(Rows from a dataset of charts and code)
______

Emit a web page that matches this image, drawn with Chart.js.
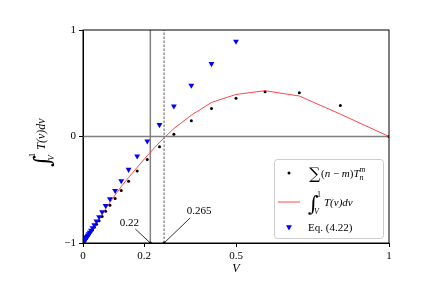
<!DOCTYPE html>
<html>
<head>
<meta charset="utf-8">
<script src="https://cdn.jsdelivr.net/npm/chart.js@4"></script>
<style>
  body { margin: 0; background: #fff; }
  canvas { display: block; }
</style>
</head>
<body>
<canvas id="grafico" width="445" height="306"></canvas>
<script>
// valores
const vValores = [1, 0.841, 0.707, 0.595, 0.5, 0.42, 0.354, 0.297, 0.25, 0.21, 0.177, 0.149, 0.125, 0.105, 0.088, 0.074, 0.0625, 0.0526, 0.0442, 0.0372, 0.0313, 0.0263, 0.0221, 0.0186, 0.0156, 0.0131, 0.011, 0.0093, 0.0078, 0.0066, 0.0055, 0.0046, 0.0039];
const somaValores = [0, 0.292, 0.411, 0.42, 0.36, 0.263, 0.147, 0.022, -0.097, -0.216, -0.323, -0.42, -0.508, -0.583, -0.646, -0.702, -0.752, -0.79, -0.825, -0.853, -0.877, -0.897, -0.914, -0.928, -0.94, -0.95, -0.958, -0.965, -0.97, -0.975, -0.979, -0.982, -0.985];
const integralValores = [0, 0.21, 0.38, 0.43, 0.395, 0.32, 0.2, 0.075, -0.055, -0.18, -0.29, -0.385, -0.47, -0.55, -0.62, -0.68, -0.73, -0.775, -0.81, -0.84, -0.865, -0.887, -0.905, -0.92, -0.933, -0.944, -0.953, -0.96, -0.966, -0.972, -0.976, -0.98, -0.983];
const eqValores = [null, null, null, null, 0.893, 0.683, 0.48, 0.285, 0.11, -0.044, -0.185, -0.31, -0.417, -0.508, -0.586, -0.649, -0.708, -0.755, -0.795, -0.83, -0.858, -0.881, -0.9, -0.916, -0.93, -0.941, -0.95, -0.958, -0.965, -0.97, -0.975, -0.979, -0.982];

const linhasV = [0.22, 0.265];
const rotulosV = ["0.22", "0.265"];
const xTicks = [0, 0.2, 0.5, 1];
const xTickRotulos = ["0", "0.2", "0.5", "1"];
const yTicks = [-1, 0, 1];
const yTickRotulos = ["\u22121", "0", "1"];

const SERIF = "'Liberation Serif', 'DejaVu Serif', serif";

function pares(ys) {
  return vValores.map((v, i) => ({ x: v, y: ys[i] })).filter((p) => p.y !== null);
}

// ∫_V^1 T(v)dv escrito à mão no canvas
function desenharIntegral(ctx, x, y, s) {
  const k = s / 11;
  ctx.fillStyle = "#000";
  ctx.textBaseline = "alphabetic";
  ctx.textAlign = "left";
  ctx.font = `italic ${21 * k}px 'DejaVu Serif', serif`;
  ctx.fillText("\u222B", x - 1 * k, y + 5 * k);
  ctx.font = `${8 * k}px ${SERIF}`;
  ctx.fillText("1", x + 8 * k, y - 9 * k);
  ctx.font = `italic ${8 * k}px ${SERIF}`;
  ctx.fillText("V", x + 5 * k, y + 8 * k);
  ctx.font = `italic ${s}px ${SERIF}`;
  ctx.fillText("T(v)dv", x + 15 * k, y);
}

function desenharSoma(ctx, x, y) {
  ctx.fillStyle = "#000";
  ctx.textBaseline = "alphabetic";
  ctx.textAlign = "left";
  ctx.font = `16px 'DejaVu Serif', serif`;
  ctx.fillText("\u2211", x, y + 2);
  let px = x + 12;
  const partes = ["(", "n", " \u2212 ", "m", ")", "T"];
  partes.forEach((p) => {
    ctx.font = (p === "n" || p === "m" || p === "T") ? `italic 11px ${SERIF}` : `11px ${SERIF}`;
    ctx.fillText(p, px, y);
    px += ctx.measureText(p).width;
  });
  ctx.font = `italic 8px ${SERIF}`;
  ctx.fillText("m", px, y - 5);
  ctx.fillText("n", px, y + 3);
}

function trianguloInvertido(ctx, x, y, r, cor) {
  ctx.save();
  ctx.fillStyle = cor;
  ctx.beginPath();
  ctx.moveTo(x, y + r);
  ctx.lineTo(x - r * 0.866, y - r * 0.5);
  ctx.lineTo(x + r * 0.866, y - r * 0.5);
  ctx.closePath();
  ctx.fill();
  ctx.restore();
}

const extras = {
  id: "extras",
  afterDatasetsDraw(chart) {
    const { ctx, chartArea: a, scales } = chart;
    ctx.save();
    // moldura
    ctx.strokeStyle = "#000";
    ctx.lineWidth = 1;
    ctx.strokeRect(a.left, a.top, a.right - a.left, a.bottom - a.top);

    // anotações com setas
    const yBase = scales.y.getPixelForValue(-1);
    const offsets = [
      { tx: -21, ty: -20, lx: -15, ly: -14 },
      { tx: 35, ty: -32, lx: 26, ly: -25 }
    ];
    ctx.font = `11px ${SERIF}`;
    ctx.textAlign = "center";
    ctx.textBaseline = "middle";
    linhasV.forEach((v, i) => {
      const px = scales.x.getPixelForValue(v);
      const o = offsets[i];
      ctx.fillStyle = "#000";
      ctx.fillText(rotulosV[i], px + o.tx, yBase + o.ty);
      ctx.strokeStyle = "#000";
      ctx.lineWidth = 0.8;
      ctx.beginPath();
      ctx.moveTo(px + o.lx, yBase + o.ly);
      ctx.lineTo(px, yBase);
      ctx.stroke();
    });

    // títulos dos eixos
    ctx.font = `italic 12px ${SERIF}`;
    ctx.textAlign = "center";
    ctx.textBaseline = "middle";
    ctx.fillText("V", (a.left + a.right) / 2, 269);

    ctx.save();
    ctx.translate(45, 166);
    ctx.rotate(-Math.PI / 2);
    desenharIntegral(ctx, 0, 0, 12);
    ctx.restore();

    // legenda
    const lw = 109, lh = 79;
    const lx = a.right - 6 - lw, ly = a.bottom - 5 - lh;
    ctx.fillStyle = "rgba(255,255,255,0.85)";
    ctx.strokeStyle = "#cccccc";
    ctx.lineWidth = 1;
    ctx.beginPath();
    ctx.roundRect(lx + 0.5, ly + 0.5, lw, lh, 3);
    ctx.fill();
    ctx.stroke();

    ctx.fillStyle = "#000";
    ctx.beginPath();
    ctx.arc(lx + 15, ly + 14, 1.5, 0, Math.PI * 2);
    ctx.fill();
    desenharSoma(ctx, lx + 35, ly + 18);

    ctx.strokeStyle = "rgb(255,70,70)";
    ctx.lineWidth = 1;
    ctx.beginPath();
    ctx.moveTo(lx + 4, ly + 43);
    ctx.lineTo(lx + 26, ly + 43);
    ctx.stroke();
    desenharIntegral(ctx, lx + 35, ly + 47, 11);

    trianguloInvertido(ctx, lx + 15, ly + 68, 3.4, "#0000ff");
    ctx.fillStyle = "#000";
    ctx.font = `11px ${SERIF}`;
    ctx.textAlign = "left";
    ctx.textBaseline = "middle";
    ctx.fillText("Eq. (4.22)", lx + 34, ly + 69);
    ctx.restore();
  }
};

new Chart(document.getElementById("grafico"), {
  type: "scatter",
  data: {
    datasets: [
      {
        label: "Eq. (4.22)",
        data: pares(eqValores),
        pointStyle: "triangle",
        rotation: 180,
        pointRadius: 3.4,
        backgroundColor: "#0000ff",
        borderWidth: 0,
        order: 0
      },
      {
        label: "integral",
        data: pares(integralValores),
        showLine: true,
        borderColor: "rgb(255,70,70)",
        borderWidth: 1,
        pointRadius: 0,
        order: 1
      },
      {
        label: "soma",
        data: pares(somaValores),
        pointRadius: 1.5,
        backgroundColor: "#000",
        borderWidth: 0,
        order: 2
      },
      {
        label: "marcas",
        data: linhasV.map((v) => ({ x: v, y: -1 })),
        pointRadius: 1.5,
        backgroundColor: "#000",
        borderWidth: 0,
        order: 2
      },
      {
        label: "zero",
        data: [{ x: 0, y: 0 }, { x: 1, y: 0 }],
        showLine: true,
        borderColor: "#808080",
        borderWidth: 1.5,
        pointRadius: 0,
        order: 5
      },
      {
        label: "v022",
        data: [{ x: linhasV[0], y: -1 }, { x: linhasV[0], y: 1 }],
        showLine: true,
        borderColor: "#808080",
        borderWidth: 1.5,
        pointRadius: 0,
        order: 5
      },
      {
        label: "v0265",
        data: [{ x: linhasV[1], y: -1 }, { x: linhasV[1], y: 1 }],
        showLine: true,
        borderColor: "#333",
        borderWidth: 0.8,
        borderDash: [2.5, 1.5],
        pointRadius: 0,
        order: 5
      }
    ]
  },
  options: {
    responsive: false,
    animation: false,
    layout: { padding: { top: 30, right: 56, left: 0, bottom: 0 } },
    plugins: { legend: { display: false }, tooltip: { enabled: false } },
    scales: {
      x: {
        type: "linear",
        min: 0,
        max: 1,
        afterBuildTicks: (s) => { s.ticks = xTicks.map((v) => ({ value: v })); },
        afterFit: (s) => { s.height = 63; },
        ticks: {
          autoSkip: false,
          maxRotation: 0,
          padding: 3,
          color: "#000",
          font: { family: SERIF, size: 11 },
          callback: (v) => xTickRotulos[xTicks.indexOf(v)]
        },
        grid: { drawOnChartArea: false, tickLength: 4, color: "#000" },
        border: { color: "#000", width: 1 }
      },
      y: {
        type: "linear",
        min: -1,
        max: 1,
        afterBuildTicks: (s) => { s.ticks = yTicks.map((v) => ({ value: v })); },
        afterFit: (s) => { s.width = 83; },
        ticks: {
          autoSkip: false,
          padding: 3,
          color: "#000",
          font: { family: SERIF, size: 11 },
          callback: (v) => yTickRotulos[yTicks.indexOf(v)]
        },
        grid: { drawOnChartArea: false, tickLength: 4, color: "#000" },
        border: { color: "#000", width: 1 }
      }
    }
  },
  plugins: [extras]
});
</script>
</body>
</html>
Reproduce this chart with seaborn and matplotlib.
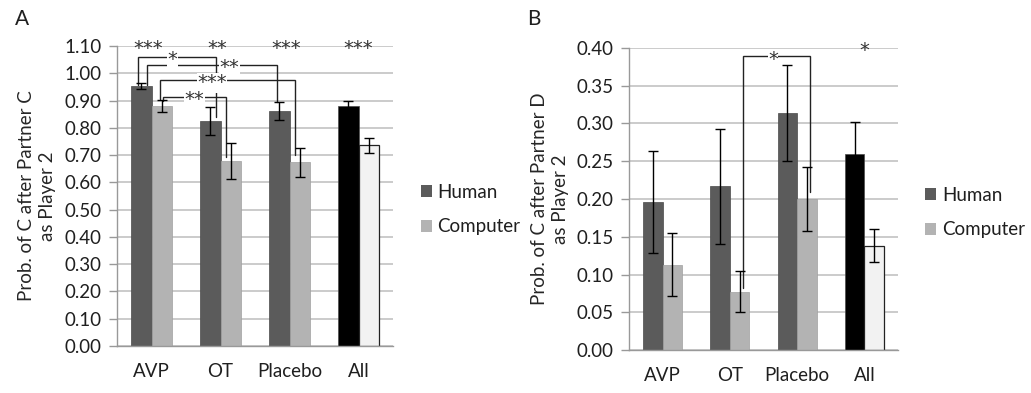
import numpy as np
import pandas as pd
import matplotlib
matplotlib.use("Agg")
import matplotlib.pyplot as plt
from matplotlib.patches import Patch
import seaborn as sns

# ==========================================
# Data
# ==========================================
conditions = ["AVP", "OT", "Placebo", "All"]
partners = ["Human", "Computer"]

# Panel A: Prob. of C after partner C
a_human = [0.954, 0.825, 0.861, 0.879]
a_human_err = [0.010, 0.050, 0.033, 0.020]
a_comp = [0.879, 0.677, 0.673, 0.736]
a_comp_err = [0.022, 0.066, 0.053, 0.028]

# Panel B: Prob. of C after partner D
b_human = [0.196, 0.217, 0.314, 0.260]
b_human_err = [0.067, 0.076, 0.064, 0.042]
b_comp = [0.113, 0.077, 0.200, 0.138]
b_comp_err = [0.042, 0.027, 0.042, 0.022]

# significance stars above each condition (label per condition, "" = none)
a_top_stars = ["***", "**", "***", "***"]
b_top_stars = ["", "", "", "*"]

# brackets: (x_left, x_right, y_top, y_left_end, y_right_end, x_text, label)
a_brackets = [
    (-0.20, 0.94, 1.060, 0.957, 0.840, 0.30, "*"),
    (-0.07, 1.82, 1.030, 0.957, 0.895, 1.13, "**"),
    (0.13, 2.08, 0.975, 0.905, 0.700, 0.88, "***"),
    (0.16, 1.08, 0.913, 0.900, 0.693, 0.62, "**"),
]
b_brackets = [
    (1.20, 2.19, 0.389, 0.082, 0.209, 1.64, "*"),
]

COL_HUMAN = "#5b5b5b"
COL_COMP = "#b3b3b3"
COL_ALL_HUMAN = "#000000"
COL_ALL_COMP = "#f2f2f2"
GRID = "#bdbdbd"
FS = 13.5

sns.set_theme(style="white")
plt.rcParams["font.family"] = ["Lato", "DejaVu Sans"]
plt.rcParams["text.color"] = "#1f1f1f"
plt.rcParams["xtick.color"] = "#1f1f1f"
plt.rcParams["ytick.color"] = "#1f1f1f"


def star(ax, x, y, s, boxed=False):
    # asterisks sit high in the font: shift down so they centre just above y
    kw = dict(bbox=dict(facecolor="white", edgecolor="none", pad=0.3)) if boxed else {}
    ax.annotate(s, (x, y), xytext=(0, -6), textcoords="offset points",
                ha="center", va="baseline", fontsize=14, color="#333333",
                family="DejaVu Sans", annotation_clip=False, zorder=6, **kw)


def make_panel(ax, human, human_err, comp, comp_err, ylim, step,
               ylabel, top_stars, brackets):
    df = pd.DataFrame({
        "condition": conditions * 2,
        "partner": ["Human"] * 4 + ["Computer"] * 4,
        "value": human + comp,
    })
    sns.barplot(data=df, x="condition", y="value", hue="partner",
                hue_order=partners,
                palette={"Human": COL_HUMAN, "Computer": COL_COMP},
                width=0.58, errorbar=None, legend=False, ax=ax,
                saturation=1, linewidth=0.5, edgecolor="#4a4a4a")

    # "All" bars use black / white
    hum_bars, comp_bars = ax.containers[0], ax.containers[1]
    hum_bars[3].set_facecolor(COL_ALL_HUMAN)
    comp_bars[3].set_facecolor(COL_ALL_COMP)
    comp_bars[3].set_edgecolor("#222222")
    comp_bars[3].set_linewidth(0.9)
    for b in comp_bars[:3]:
        b.set_edgecolor("#a0a0a0")

    # error bars
    for bars, vals, errs in [(hum_bars, human, human_err), (comp_bars, comp, comp_err)]:
        for b, v, e in zip(bars, vals, errs):
            xc = b.get_x() + b.get_width() / 2
            ax.errorbar(xc, v, yerr=e, fmt="none", ecolor="black",
                        elinewidth=1, capsize=3.5, capthick=1, zorder=5)

    ax.set_xlim(-0.5, 3.5)
    ax.set_ylim(*ylim)
    ticks = np.arange(ylim[0], ylim[1] + step / 2, step)
    ax.set_yticks(ticks)
    ax.set_yticklabels([f"{t:.2f}" for t in ticks], fontsize=FS)
    ax.yaxis.grid(True, color=GRID, linewidth=1.1)
    ax.set_axisbelow(True)
    ax.tick_params(axis="y", direction="out", length=6, width=1,
                   color="#999999", pad=5, left=True)
    ax.tick_params(axis="x", length=0, pad=12, labelsize=FS)
    ax.set_xlabel("")
    ax.set_ylabel(ylabel, fontsize=FS, linespacing=1.3)
    ax.yaxis.set_label_coords(-0.222, 0.5)
    for s in ["top", "right"]:
        ax.spines[s].set_visible(False)
    for s in ["left", "bottom"]:
        ax.spines[s].set_color("#999999")
        ax.spines[s].set_linewidth(1)

    # stars over the conditions
    for i, s in enumerate(top_stars):
        if s:
            star(ax, i - 0.05 if i < 3 else i, ylim[1], s)

    # comparison brackets
    for xl, xr, yt, yl, yr, xt, lab in brackets:
        ax.plot([xl, xl, xr, xr], [yl, yt, yt, yr], color="#222222",
                linewidth=1, zorder=4, solid_joinstyle="miter")
        star(ax, xt, yt, lab, boxed=True)

    handles = [Patch(facecolor=COL_HUMAN, edgecolor="none"),
               Patch(facecolor=COL_COMP, edgecolor="none")]
    ax.legend(handles, partners, loc="center left",
              bbox_to_anchor=(1.10, 0.455), frameon=False, fontsize=FS,
              handlelength=0.6, handleheight=0.6, handletextpad=0.3,
              labelspacing=0.95, borderaxespad=0, borderpad=0)


fig = plt.figure(figsize=(10.31, 3.93), dpi=100)
ax_a = fig.add_axes([117 / 1031, 1 - 346 / 393, 276 / 1031, 300 / 393])
ax_b = fig.add_axes([629 / 1031, 1 - 350 / 393, 269 / 1031, 302 / 393])

make_panel(ax_a, a_human, a_human_err, a_comp, a_comp_err, (0.0, 1.10), 0.10,
           "Prob. of C after Partner C\nas Player 2", a_top_stars, a_brackets)
make_panel(ax_b, b_human, b_human_err, b_comp, b_comp_err, (0.0, 0.40), 0.05,
           "Prob. of C after Partner D\nas Player 2", b_top_stars, b_brackets)

fig.text(15 / 1031, 1 - 19 / 393, "A", fontsize=15, va="center", ha="left")
fig.text(527 / 1031, 1 - 19 / 393, "B", fontsize=15, va="center", ha="left")

fig.savefig("out.png", dpi=100, facecolor="white")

______

In the records above, find the lines containing "matplotlib" and copy them.

■ **SOLVED EXERCISE**:
Reproduce this chart with seaborn and matplotlib.
import matplotlib
matplotlib.use("Agg")
import matplotlib.pyplot as plt
from matplotlib.patches import Patch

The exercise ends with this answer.